Para destravar a obra da ferrovia foi proposto pelo governo separar um trecho em Pernambuco - de Custódia a Suape, que corta a região metropolitana do Recife - e repassá-lo, inicialmente, para a Valec e, futuramente, para outro concessionário. Isso tiraria R$ 3 bilhões dos investimentos nesse trajeto e a ideia parece ter agradado à CSN. Mas, mesmo sendo para a Valec, o trâmite depende de análise regulatória a cargo da agência reguladora.
Questionada pela reportagem sobre o assunto, a ANTT afirmou que “não há nenhum tipo de consulta formal, até o presente momento, relativa à devolução do trecho de Pernambuco”.
Para finalizar a ligação de Elizeu Martins-Pecém, em 2021, seriam necessários mais R$ 2 bilhões. Esses recursos seriam usados no trecho restante do Ceará em direção ao porto. Mais R$ 1 bilhão estariam previstos para as grandes obras de arte ao longo dos trilhos nos atuais lotes e nos trajetos restantes da ferrovia.
É para essa fase (2021-2022), segundo a fonte, que a entrada de um parceiro pode se viabilizar.

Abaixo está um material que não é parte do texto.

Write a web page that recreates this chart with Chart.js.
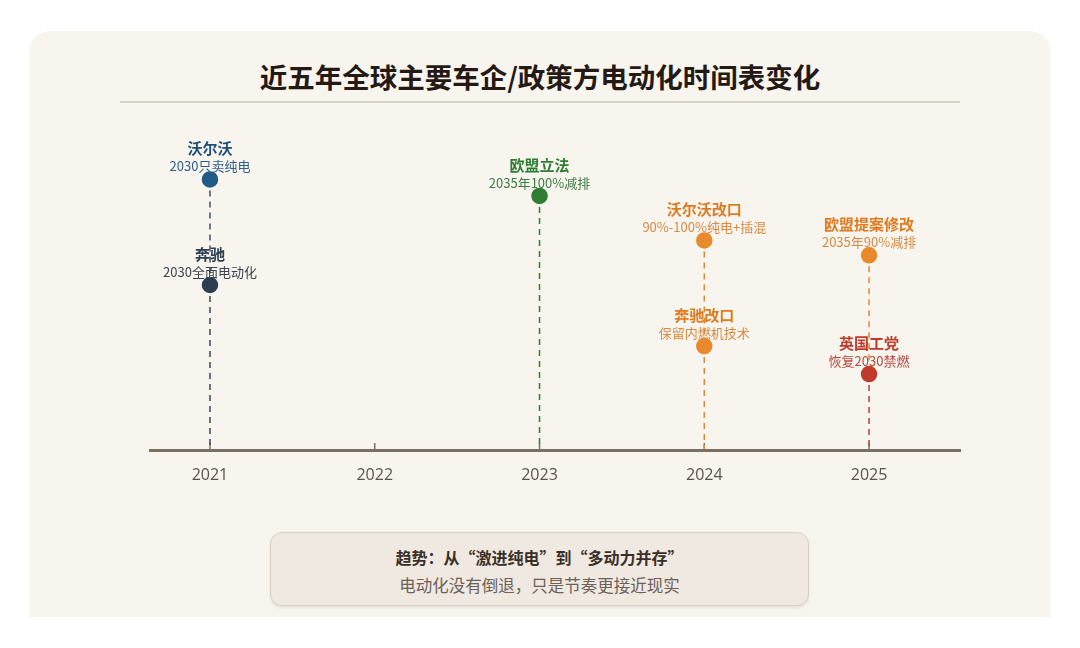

Esse sócio, inclusive, poderia trazer uma parte importante do empreendimento: material rodante - locomotivas e vagões.
O governo tem pressionado fortemente a concessionária para encontrar um parceiro que viabilize o projeto, com financiamento privado, segundo pessoas que acompanham a discussão.
A empresa vem conversando com potenciais interessados em entrar no projeto, tanto grupos chineses como italianos. Estes últimos teriam o apoio da Sace, agência de fomento da Itália. “Essas negociações podem ganhar ritmo acelerado à medida que o projeto revisado for aprovado pela ANTT e a obras avançarem, dando mais segurança para os investidores”, ressaltou a fonte.
Em paralelo a essas discussões, a agência reguladora conduz um processo que apura o descumprimento de obrigações contratuais, que, em última instância, poderia levar à caducidade da concessão. Com a análise técnica sobre o tema concluído, o processo já se encontra na etapa de análise e deliberação pela Diretoria Colegiada da ANTT, segundo o órgão regulador.